» Goal
Go through the listing and copy each line with the string "that".

==== Dataset section ====

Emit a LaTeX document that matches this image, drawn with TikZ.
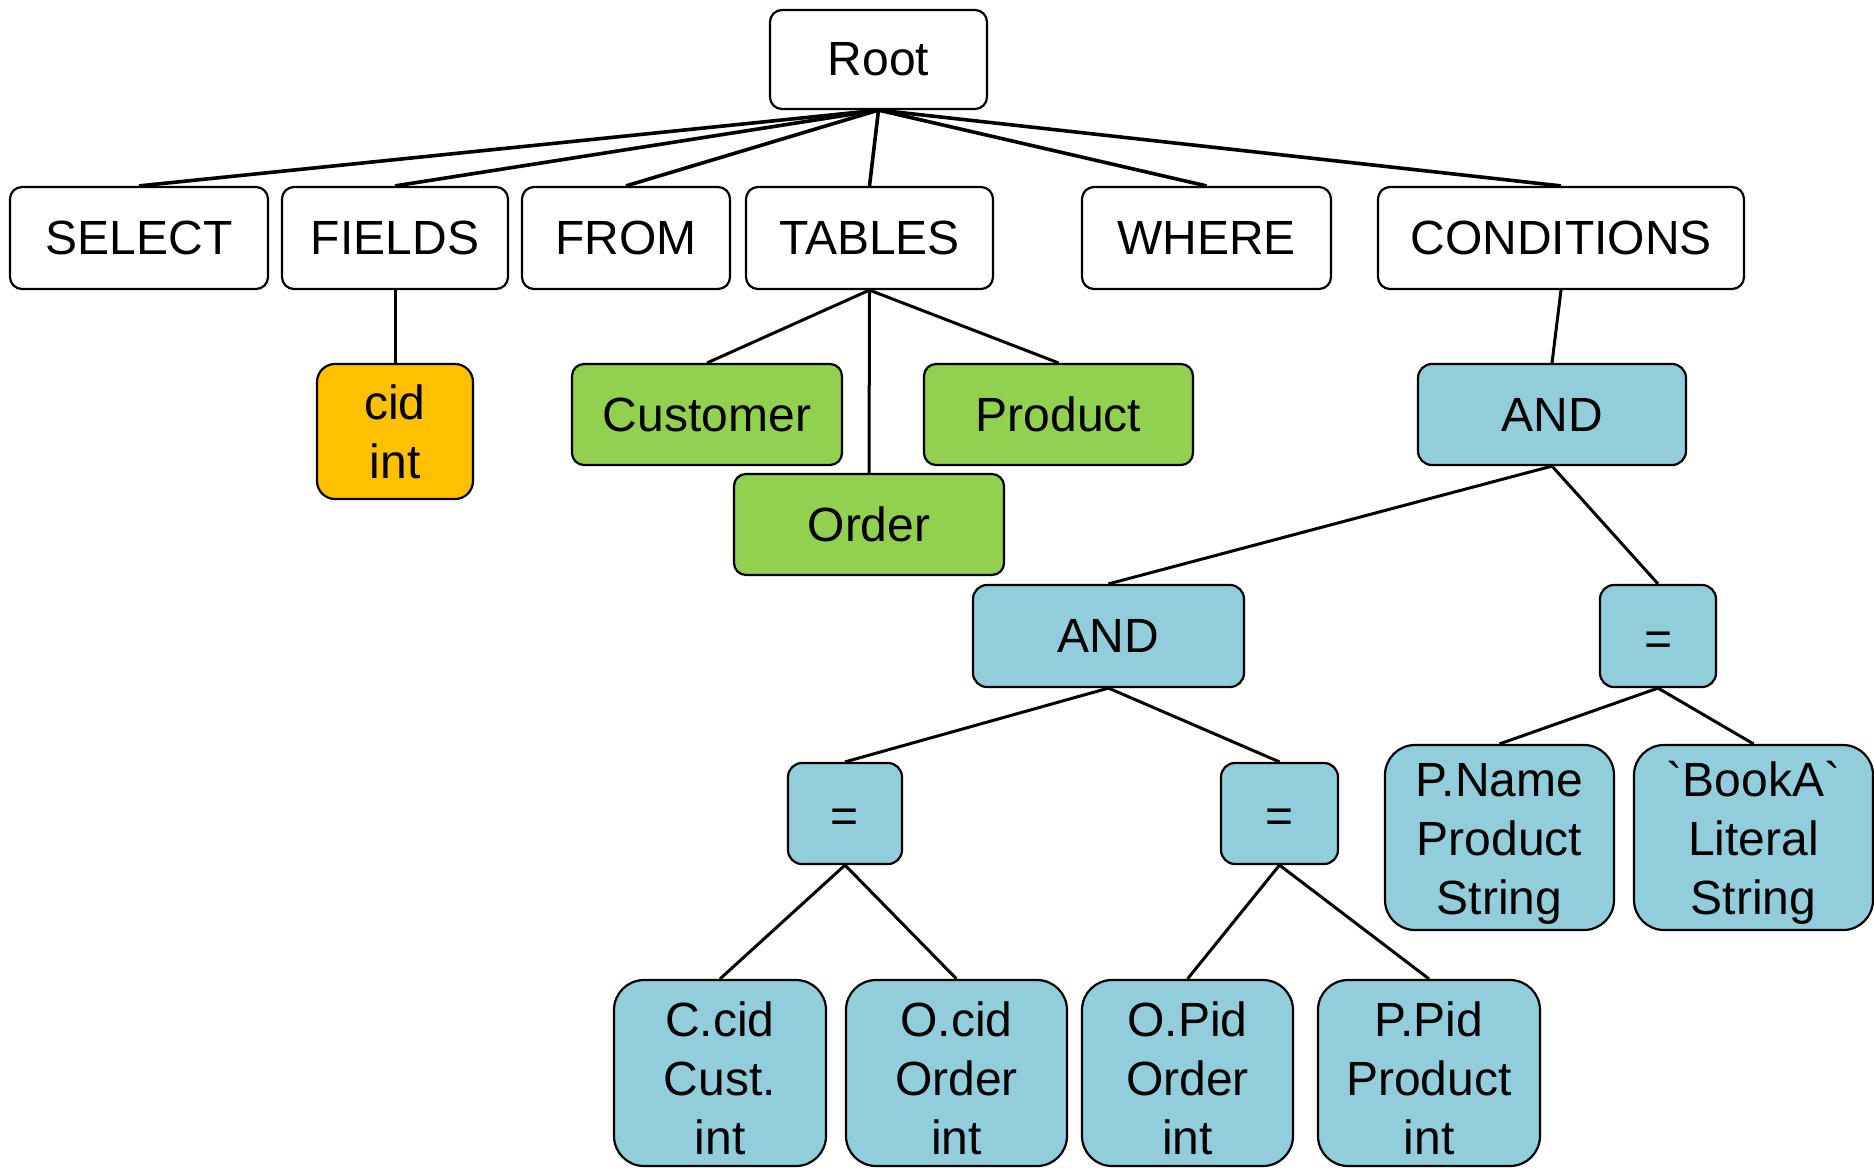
\documentclass[tikz,border=0pt]{standalone}
\usepackage{fontspec}
\newfontfamily\treefont{Liberation Sans}
\definecolor{fieldorange}{RGB}{255,192,0}
\definecolor{tablegreen}{RGB}{146,208,80}
\definecolor{condblue}{RGB}{146,205,220}
% taller first line, so that three-line labels sit a little lower in their boxes
\newcommand\firststrut{\rule{0pt}{22.5pt}}
% equals sign placed just below the middle of its box
\newcommand\eqsign{\raisebox{-9.5pt}[0pt][0pt]{=}}
\begin{document}
\begin{tikzpicture}[x=0.5pt,y=-0.5pt,
  box/.style={draw=black, line width=1.1pt, rounded corners=6pt, align=center,
    inner sep=0pt, font=\treefont\fontsize{24}{29.5}\selectfont},
  kw/.style={box, fill=white},
  fld/.style={box, fill=fieldorange, rounded corners=9pt},
  tbl/.style={box, fill=tablegreen},
  cnd/.style={box, fill=condblue, rounded corners=7pt},
  leaf/.style={box, fill=condblue, rounded corners=15pt},
  sz/.style 2 args={minimum width=#1, minimum height=#2},
  edge/.style={draw=black, line width=1.5pt},
  rootedge/.style={draw=black, line width=1.8pt}]
\useasboundingbox (0,0) rectangle (1874,1168);

% query keywords
\node[kw, sz={108.5pt}{49.5pt}] (root) at (878.5,59.5) {Root};
\node[kw, sz={129pt}{51pt}] (select) at (139,238) {SELECT};
\node[kw, sz={113pt}{51pt}] (fields) at (395,238) {FIELDS};
\node[kw, sz={104pt}{51pt}] (from) at (626,238) {FROM};
\node[kw, sz={123.5pt}{51pt}] (tables) at (869.5,238) {TABLES};
\node[kw, sz={124.5pt}{51pt}] (where) at (1206.5,238) {WHERE};
\node[kw, sz={183pt}{51pt}] (conds) at (1561,238) {CONDITIONS};

% field and tables
\node[fld, sz={78pt}{67.5pt}] (cid) at (395,431.5) {cid\\int};
\node[tbl, sz={135pt}{50.5pt}] (customer) at (707,414.5) {Customer};
\node[tbl, sz={134.5pt}{50.5pt}] (product) at (1058.5,414.5) {Product};
\node[tbl, sz={135pt}{50.5pt}] (order) at (869,524.5) {Order};

% condition tree
\node[cnd, sz={134pt}{50.5pt}] (and1) at (1552,414.5) {AND};
\node[cnd, sz={135.5pt}{51pt}] (and2) at (1108.5,636) {AND};
\node[cnd, sz={58pt}{51pt}] (eq3) at (1658,636) {\eqsign};
\node[cnd, sz={57pt}{50.5pt}] (eq1) at (845,813.5) {\eqsign};
\node[cnd, sz={58.5pt}{50.5pt}] (eq2) at (1279.5,813.5) {\eqsign};
\node[leaf, sz={114.5pt}{92.5pt}] (pname) at (1499.5,837.5) {\firststrut P.Name\\Product\\String};
\node[leaf, sz={119.5pt}{92.5pt}] (booka) at (1753.5,837.5) {\firststrut\char96 BookA\char96\\Literal\\String};
\node[leaf, sz={106pt}{93pt}] (ccid) at (720,1073) {\firststrut C.cid\\Cust.\\int};
\node[leaf, sz={110.5pt}{93pt}] (ocid) at (956.5,1073) {\firststrut O.cid\\Order\\int};
\node[leaf, sz={105.5pt}{93pt}] (opid) at (1187.5,1073) {\firststrut O.Pid\\Order\\int};
\node[leaf, sz={111pt}{93pt}] (ppid) at (1429,1073) {\firststrut P.Pid\\Product\\int};

% connectors
\foreach \c in {select,fields,from,tables,where,conds}
  \draw[rootedge] (root.south) -- (\c.north);
\draw[edge] (fields.south) -- (cid.north);
\foreach \c in {customer,order,product}
  \draw[edge] (tables.south) -- (\c.north);
\draw[edge] (conds.south) -- (and1.north);
\draw[edge] (and1.south) -- (and2.north);
\draw[edge] (and1.south) -- (eq3.north);
\draw[edge] (and2.south) -- (eq1.north);
\draw[edge] (and2.south) -- (eq2.north);
\draw[edge] (eq1.south) -- (ccid.north);
\draw[edge] (eq1.south) -- (ocid.north);
\draw[edge] (eq2.south) -- (opid.north);
\draw[edge] (eq2.south) -- (ppid.north);
\draw[edge] (eq3.south) -- (pname.north);
\draw[edge] (eq3.south) -- (booka.north);
\end{tikzpicture}
\end{document}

====

» Task answer
Emit a LaTeX document that matches this image, drawn with TikZ.
% taller first line, so that three-line labels sit a little lower in their boxes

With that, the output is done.